In a large skillet over medium heat, warm the olive oil. Add the garlic and saute until it turns golden, about 2 minutes. Add the drained broccoli rabe, olives, crushed red pepper and salt. Saute about 5 minutes more, until al dente. Sprinkle with toasted pine nuts before serving. Serve immediately.

Italian Stuffed Peppers

Italian stuffed peppers i i
Susan Russo for NPR
Italian stuffed peppers
Susan Russo for NPR

Though Italian stuffed peppers can be made with rice, breadcrumbs and/or meats, my grandmother always made hers with crusty Italian bread — a family favorite. She referred to her stuffed peppers as a "peasant dish," since they were a way to use up stale bread. Since she cooked instinctually and never used recipes, this recipe is based on my own cooking and my memory of her peppers.

Makes 6 servings

1/2 pound stale Italian bread, torn into small pieces (4 1/2 to 5 cups)

10 Kalamata olives, coarsely chopped

1 tablespoon extra virgin olive oil

1/2 cup grated Reggiano-Parmigiano cheese

1/2 teaspoon salt

1 teaspoon crushed red pepper

1 tablespoon finely chopped fresh parsley

1 large egg, lightly beaten

6 small red bell peppers (about 3 to 4 inches tall)

1 teaspoon extra virgin olive oil for drizzling on top of stuffed peppers

Preheat oven to 350 degrees.

Cut stale bread into a few thick slices and moisten with warm water. Wet the bread just enough to soften it but not soak it. If it's too wet, then just squeeze it dry with your hands. Tear the bread into small pieces (about 1/2-inch), and place in a large bowl.

Add olives, olive oil, cheese, salt, red pepper and parsley. Mix well with your hands or with a wooden spoon. I usually taste it at this point and adjust seasonings as necessary.

Add the lightly beaten egg, and mix until it is well absorbed. If the stuffing seems too dry and crumbly, add a little more olive oil or water; if it's too moist, add a bit more bread.
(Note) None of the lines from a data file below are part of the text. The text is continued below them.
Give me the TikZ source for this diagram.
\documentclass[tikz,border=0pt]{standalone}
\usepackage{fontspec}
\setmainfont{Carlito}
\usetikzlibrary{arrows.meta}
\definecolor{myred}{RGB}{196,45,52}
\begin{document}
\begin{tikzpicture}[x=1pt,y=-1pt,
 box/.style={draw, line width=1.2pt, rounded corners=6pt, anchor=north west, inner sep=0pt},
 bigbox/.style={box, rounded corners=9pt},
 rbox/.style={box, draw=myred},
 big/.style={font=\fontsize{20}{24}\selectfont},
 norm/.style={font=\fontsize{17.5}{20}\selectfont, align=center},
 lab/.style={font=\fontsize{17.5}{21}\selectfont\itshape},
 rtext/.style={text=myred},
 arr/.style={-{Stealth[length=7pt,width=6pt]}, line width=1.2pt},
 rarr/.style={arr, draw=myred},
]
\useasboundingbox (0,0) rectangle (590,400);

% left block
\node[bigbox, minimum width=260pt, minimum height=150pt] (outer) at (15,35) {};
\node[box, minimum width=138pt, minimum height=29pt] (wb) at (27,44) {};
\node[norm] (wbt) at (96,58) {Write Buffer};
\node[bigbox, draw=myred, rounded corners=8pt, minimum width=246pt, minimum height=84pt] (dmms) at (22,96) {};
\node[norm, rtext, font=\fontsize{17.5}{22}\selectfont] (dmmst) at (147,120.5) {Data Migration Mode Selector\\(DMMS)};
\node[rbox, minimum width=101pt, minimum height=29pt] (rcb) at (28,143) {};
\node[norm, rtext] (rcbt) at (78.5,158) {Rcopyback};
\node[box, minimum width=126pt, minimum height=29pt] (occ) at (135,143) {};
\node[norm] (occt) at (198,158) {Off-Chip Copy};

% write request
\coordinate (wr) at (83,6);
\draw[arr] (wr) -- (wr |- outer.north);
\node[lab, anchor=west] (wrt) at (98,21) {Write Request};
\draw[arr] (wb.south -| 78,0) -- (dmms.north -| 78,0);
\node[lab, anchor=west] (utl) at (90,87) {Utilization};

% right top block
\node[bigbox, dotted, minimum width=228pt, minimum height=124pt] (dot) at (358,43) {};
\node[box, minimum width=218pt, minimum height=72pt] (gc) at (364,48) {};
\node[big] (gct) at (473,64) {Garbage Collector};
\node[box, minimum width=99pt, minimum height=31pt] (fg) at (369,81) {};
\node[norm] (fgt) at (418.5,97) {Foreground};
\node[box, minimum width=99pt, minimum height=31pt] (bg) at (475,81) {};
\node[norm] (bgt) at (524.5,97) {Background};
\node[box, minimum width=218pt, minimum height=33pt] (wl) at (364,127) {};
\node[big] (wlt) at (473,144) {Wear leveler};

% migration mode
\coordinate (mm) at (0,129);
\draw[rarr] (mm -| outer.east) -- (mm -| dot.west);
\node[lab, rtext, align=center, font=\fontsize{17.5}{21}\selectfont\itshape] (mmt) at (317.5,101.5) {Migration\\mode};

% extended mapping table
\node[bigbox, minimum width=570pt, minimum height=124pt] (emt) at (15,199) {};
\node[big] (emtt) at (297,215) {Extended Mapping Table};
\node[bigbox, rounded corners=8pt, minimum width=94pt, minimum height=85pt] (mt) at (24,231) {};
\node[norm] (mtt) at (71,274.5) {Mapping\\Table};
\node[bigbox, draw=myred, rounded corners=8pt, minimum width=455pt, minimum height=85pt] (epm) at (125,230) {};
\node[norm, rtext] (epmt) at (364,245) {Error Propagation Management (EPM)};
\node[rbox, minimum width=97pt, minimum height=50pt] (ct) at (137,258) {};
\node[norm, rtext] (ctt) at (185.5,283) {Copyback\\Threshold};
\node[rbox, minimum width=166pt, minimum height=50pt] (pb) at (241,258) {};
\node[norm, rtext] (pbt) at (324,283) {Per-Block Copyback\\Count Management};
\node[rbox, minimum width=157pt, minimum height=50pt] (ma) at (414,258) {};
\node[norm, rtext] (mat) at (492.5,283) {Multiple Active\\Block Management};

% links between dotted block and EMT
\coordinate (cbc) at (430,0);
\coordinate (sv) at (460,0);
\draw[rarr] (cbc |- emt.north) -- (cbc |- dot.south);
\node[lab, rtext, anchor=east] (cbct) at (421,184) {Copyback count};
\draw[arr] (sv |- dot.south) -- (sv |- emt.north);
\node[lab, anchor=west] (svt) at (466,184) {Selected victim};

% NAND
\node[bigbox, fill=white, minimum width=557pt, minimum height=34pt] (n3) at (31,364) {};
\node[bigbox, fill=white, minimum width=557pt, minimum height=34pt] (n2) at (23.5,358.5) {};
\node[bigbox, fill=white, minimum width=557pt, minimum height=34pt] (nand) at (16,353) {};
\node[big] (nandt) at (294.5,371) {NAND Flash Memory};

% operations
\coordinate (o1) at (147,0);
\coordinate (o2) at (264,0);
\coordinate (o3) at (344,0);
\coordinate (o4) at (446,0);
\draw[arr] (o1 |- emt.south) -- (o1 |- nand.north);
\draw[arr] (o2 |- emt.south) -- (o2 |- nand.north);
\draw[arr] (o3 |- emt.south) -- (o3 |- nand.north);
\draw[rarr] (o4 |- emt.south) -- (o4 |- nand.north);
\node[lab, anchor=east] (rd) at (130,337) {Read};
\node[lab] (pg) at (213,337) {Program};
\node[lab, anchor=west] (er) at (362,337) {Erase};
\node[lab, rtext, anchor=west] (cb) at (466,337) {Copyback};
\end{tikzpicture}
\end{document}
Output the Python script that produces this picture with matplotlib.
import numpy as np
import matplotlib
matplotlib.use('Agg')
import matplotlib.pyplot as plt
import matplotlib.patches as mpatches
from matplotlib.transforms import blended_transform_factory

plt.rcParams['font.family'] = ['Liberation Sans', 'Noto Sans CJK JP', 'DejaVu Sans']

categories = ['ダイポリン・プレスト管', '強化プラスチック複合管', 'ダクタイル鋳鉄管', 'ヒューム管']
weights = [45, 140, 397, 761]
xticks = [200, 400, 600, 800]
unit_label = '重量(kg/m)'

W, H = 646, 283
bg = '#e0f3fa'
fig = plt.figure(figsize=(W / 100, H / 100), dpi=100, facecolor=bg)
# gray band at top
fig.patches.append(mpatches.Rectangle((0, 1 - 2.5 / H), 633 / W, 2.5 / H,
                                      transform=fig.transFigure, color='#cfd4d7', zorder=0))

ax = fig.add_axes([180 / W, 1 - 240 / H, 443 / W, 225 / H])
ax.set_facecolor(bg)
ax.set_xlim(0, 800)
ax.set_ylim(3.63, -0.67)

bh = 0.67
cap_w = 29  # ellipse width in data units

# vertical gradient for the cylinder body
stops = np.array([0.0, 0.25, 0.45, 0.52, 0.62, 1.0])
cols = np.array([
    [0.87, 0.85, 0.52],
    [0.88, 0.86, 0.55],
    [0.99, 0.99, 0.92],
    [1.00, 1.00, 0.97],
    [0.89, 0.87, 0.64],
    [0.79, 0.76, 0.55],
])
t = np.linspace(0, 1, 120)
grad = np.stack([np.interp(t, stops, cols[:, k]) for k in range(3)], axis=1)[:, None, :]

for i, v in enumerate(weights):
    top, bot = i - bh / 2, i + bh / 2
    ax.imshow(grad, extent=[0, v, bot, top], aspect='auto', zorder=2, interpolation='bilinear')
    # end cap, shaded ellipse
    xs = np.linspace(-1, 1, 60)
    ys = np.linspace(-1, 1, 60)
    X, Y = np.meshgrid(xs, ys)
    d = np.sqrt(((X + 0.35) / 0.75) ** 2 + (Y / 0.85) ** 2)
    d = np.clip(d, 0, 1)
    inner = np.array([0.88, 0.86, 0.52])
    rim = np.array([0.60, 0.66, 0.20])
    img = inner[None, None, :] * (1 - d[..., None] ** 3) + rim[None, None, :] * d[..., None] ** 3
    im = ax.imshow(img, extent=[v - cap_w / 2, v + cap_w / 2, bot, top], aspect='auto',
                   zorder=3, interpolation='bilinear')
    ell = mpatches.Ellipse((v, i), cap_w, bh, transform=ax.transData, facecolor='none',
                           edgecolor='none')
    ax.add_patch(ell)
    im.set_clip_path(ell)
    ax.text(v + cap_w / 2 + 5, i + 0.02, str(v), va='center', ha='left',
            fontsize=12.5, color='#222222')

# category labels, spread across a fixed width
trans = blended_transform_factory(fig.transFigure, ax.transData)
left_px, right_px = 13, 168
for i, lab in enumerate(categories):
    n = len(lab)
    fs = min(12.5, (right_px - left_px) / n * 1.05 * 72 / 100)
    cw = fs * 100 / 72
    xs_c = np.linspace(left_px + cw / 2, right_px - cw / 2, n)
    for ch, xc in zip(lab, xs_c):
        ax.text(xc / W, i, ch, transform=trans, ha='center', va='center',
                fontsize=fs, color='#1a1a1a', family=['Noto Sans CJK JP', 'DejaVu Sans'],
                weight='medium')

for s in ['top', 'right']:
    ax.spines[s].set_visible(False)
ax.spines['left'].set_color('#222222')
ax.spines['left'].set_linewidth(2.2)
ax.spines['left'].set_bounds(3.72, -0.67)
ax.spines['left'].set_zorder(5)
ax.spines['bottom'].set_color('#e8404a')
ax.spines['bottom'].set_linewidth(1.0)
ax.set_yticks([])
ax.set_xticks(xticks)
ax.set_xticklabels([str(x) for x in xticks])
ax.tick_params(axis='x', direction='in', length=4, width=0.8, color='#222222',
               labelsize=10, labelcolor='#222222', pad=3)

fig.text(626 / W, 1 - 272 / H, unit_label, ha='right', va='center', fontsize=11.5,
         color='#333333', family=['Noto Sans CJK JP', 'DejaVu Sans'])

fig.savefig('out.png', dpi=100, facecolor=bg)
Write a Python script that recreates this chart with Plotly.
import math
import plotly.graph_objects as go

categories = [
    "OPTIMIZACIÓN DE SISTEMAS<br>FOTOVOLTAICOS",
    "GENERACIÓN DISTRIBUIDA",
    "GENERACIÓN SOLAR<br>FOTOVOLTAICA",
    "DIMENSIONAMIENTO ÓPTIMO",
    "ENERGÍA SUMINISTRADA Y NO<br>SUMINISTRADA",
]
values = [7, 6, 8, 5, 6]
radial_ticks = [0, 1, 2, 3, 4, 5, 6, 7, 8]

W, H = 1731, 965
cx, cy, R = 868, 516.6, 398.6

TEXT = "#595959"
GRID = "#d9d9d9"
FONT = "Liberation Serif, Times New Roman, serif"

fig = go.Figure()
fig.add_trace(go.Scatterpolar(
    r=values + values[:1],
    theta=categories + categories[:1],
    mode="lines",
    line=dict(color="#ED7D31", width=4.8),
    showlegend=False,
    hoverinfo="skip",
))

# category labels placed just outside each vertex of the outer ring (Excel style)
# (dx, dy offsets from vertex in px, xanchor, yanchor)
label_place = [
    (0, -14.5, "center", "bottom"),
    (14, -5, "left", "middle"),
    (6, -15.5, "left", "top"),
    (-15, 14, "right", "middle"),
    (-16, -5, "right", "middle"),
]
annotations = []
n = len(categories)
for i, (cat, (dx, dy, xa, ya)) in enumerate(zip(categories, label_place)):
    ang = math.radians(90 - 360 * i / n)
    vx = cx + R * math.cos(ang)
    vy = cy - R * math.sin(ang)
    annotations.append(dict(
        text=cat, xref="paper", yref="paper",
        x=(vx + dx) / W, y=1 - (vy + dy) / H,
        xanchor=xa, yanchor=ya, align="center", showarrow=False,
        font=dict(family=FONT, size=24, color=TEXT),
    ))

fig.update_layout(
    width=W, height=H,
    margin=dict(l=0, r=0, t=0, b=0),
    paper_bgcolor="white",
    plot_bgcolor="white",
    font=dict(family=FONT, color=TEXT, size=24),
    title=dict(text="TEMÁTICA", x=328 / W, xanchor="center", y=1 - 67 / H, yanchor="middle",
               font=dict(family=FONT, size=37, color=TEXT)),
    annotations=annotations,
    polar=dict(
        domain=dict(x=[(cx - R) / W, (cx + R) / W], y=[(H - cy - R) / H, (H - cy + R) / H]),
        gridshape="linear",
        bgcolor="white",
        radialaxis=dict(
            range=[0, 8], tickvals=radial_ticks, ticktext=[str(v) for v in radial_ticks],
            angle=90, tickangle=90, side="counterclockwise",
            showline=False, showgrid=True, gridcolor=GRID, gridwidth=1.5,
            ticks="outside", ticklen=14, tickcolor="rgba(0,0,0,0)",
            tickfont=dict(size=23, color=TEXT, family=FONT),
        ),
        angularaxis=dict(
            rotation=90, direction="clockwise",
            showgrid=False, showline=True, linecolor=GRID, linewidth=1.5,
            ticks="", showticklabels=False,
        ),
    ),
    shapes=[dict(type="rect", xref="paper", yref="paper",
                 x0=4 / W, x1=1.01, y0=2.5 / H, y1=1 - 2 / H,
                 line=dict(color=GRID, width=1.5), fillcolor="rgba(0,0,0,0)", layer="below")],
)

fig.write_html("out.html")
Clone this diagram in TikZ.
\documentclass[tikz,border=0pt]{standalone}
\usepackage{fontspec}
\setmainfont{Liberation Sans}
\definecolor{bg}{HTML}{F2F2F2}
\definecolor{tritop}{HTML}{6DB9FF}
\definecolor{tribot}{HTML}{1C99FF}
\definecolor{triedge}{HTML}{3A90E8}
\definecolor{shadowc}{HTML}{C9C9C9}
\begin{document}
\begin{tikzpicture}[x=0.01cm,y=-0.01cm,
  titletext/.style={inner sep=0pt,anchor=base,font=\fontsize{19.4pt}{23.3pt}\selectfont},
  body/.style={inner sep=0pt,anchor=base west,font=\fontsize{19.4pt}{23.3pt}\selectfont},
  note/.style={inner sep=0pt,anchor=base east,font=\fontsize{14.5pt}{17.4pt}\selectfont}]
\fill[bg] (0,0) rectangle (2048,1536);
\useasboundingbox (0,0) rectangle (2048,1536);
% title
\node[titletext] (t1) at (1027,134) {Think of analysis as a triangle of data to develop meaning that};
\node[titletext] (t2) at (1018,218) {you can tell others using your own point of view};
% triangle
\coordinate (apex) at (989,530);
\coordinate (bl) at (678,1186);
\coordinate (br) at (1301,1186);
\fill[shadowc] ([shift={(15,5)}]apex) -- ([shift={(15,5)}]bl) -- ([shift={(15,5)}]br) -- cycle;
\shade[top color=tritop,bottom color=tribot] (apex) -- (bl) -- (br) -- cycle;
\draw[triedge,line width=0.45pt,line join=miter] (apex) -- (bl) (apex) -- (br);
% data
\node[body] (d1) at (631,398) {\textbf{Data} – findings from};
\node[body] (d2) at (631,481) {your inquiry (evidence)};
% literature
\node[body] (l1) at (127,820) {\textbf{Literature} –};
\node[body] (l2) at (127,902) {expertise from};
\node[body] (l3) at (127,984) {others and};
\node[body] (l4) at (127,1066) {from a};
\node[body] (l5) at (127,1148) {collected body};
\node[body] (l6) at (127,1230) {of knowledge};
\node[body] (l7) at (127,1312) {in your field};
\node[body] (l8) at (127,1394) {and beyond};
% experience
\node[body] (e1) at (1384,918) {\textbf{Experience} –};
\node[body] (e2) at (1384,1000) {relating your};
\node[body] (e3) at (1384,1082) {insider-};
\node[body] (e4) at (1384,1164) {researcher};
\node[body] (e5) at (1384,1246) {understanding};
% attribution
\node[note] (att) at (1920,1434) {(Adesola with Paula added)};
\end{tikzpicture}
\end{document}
Wash and dry the peppers. Using a pairing knife, remove the stem, core and seeds. Divide the stuffing equally among the 6 peppers. Place stuffed peppers in a casserole or similar baking dish and drizzle the tops with 1 teaspoon extra virgin olive oil.

Bake for 60 to 70 minutes, or until peppers are softened, wrinkly and a few brown spots appear on the skin. If the stuffing is browning too much, cover the tops of the peppers with a piece of aluminum foil. Serve hot or at room temperature. Garnish with chopped fresh parsley, if desired.

Veal Scaloppine Milanese

Veal Scaloppine Milanese i i
Susan Russo for NPR
Veal Scaloppine Milanese
Susan Russo for NPR

Scaloppine refers to a thinly sliced cut of meat, such as chicken, pork or veal, that is floured then sauteed. My family always preferred veal scaloppine Milanese, veal coated in a crunchy breadcrumb and Parmesan cheese mixture. There are many scaloppine variations, including marsala (made with marsala wine) and piccata (made with white wine and capers). You can buy scaloppine veal from the butcher or prepare it yourself (see below).

Makes 4 to 6 servings

1 pound veal cutlets, thinly sliced

1/2 cup all-purpose flour

2 large eggs

1 cup freshly made breadcrumbs (dried store-bought breadcrumbs may be substituted)

1/2 cup grated Reggiano-Parmigiano cheese

1 teaspoon crushed red pepper flakes

1/2 teaspoon salt

2 tablespoons butter

1/8 cup olive oil

A couple of sprigs of fresh parsley, chopped for garnish

Lemon wedges, for garnish

1 to 2 teaspoons extra virgin olive oil, drizzled on top when finished

Place the veal cutlets between two sheets of plastic wrap and pound them gently with the toothed side of a meat mallet to soften the meat. Then use the smooth side of the mallet to flatten the scaloppine to about a 1/4- to 1/8-inch thickness.

Spread the flour on a sheet of wax paper or a large plate. In a medium bowl, lightly beat eggs. In a separate bowl, mix breadcrumbs, cheese, red pepper flakes and salt.

In a medium skillet, heat butter and olive oil over medium heat until mixture starts to bubble and foam.

Meanwhile, dredge the scaloppine in the flour, shaking off the excess. Then dip it in the egg, letting any excess drip into the bowl. Finally, gently place it in the bread-crumb mixture and turn to coat evenly.

Place the scaloppine in the skillet, without overcrowding. Fry for about 3 to 4 minutes, or until the underside looks crispy and golden brown. Turn once, and cook about 2 minutes more. Transfer the cooked veal to a paper towel-lined plate to absorb any excess oil. Remove from plate, place on a baking sheet, and keep in a warm (200 degree F) oven until ready to serve. Repeat with remaining pieces of veal.

Drizzle with 1 to 2 teaspoons extra virgin olive oil before serving, and sprinkle with fresh parsley, if desired.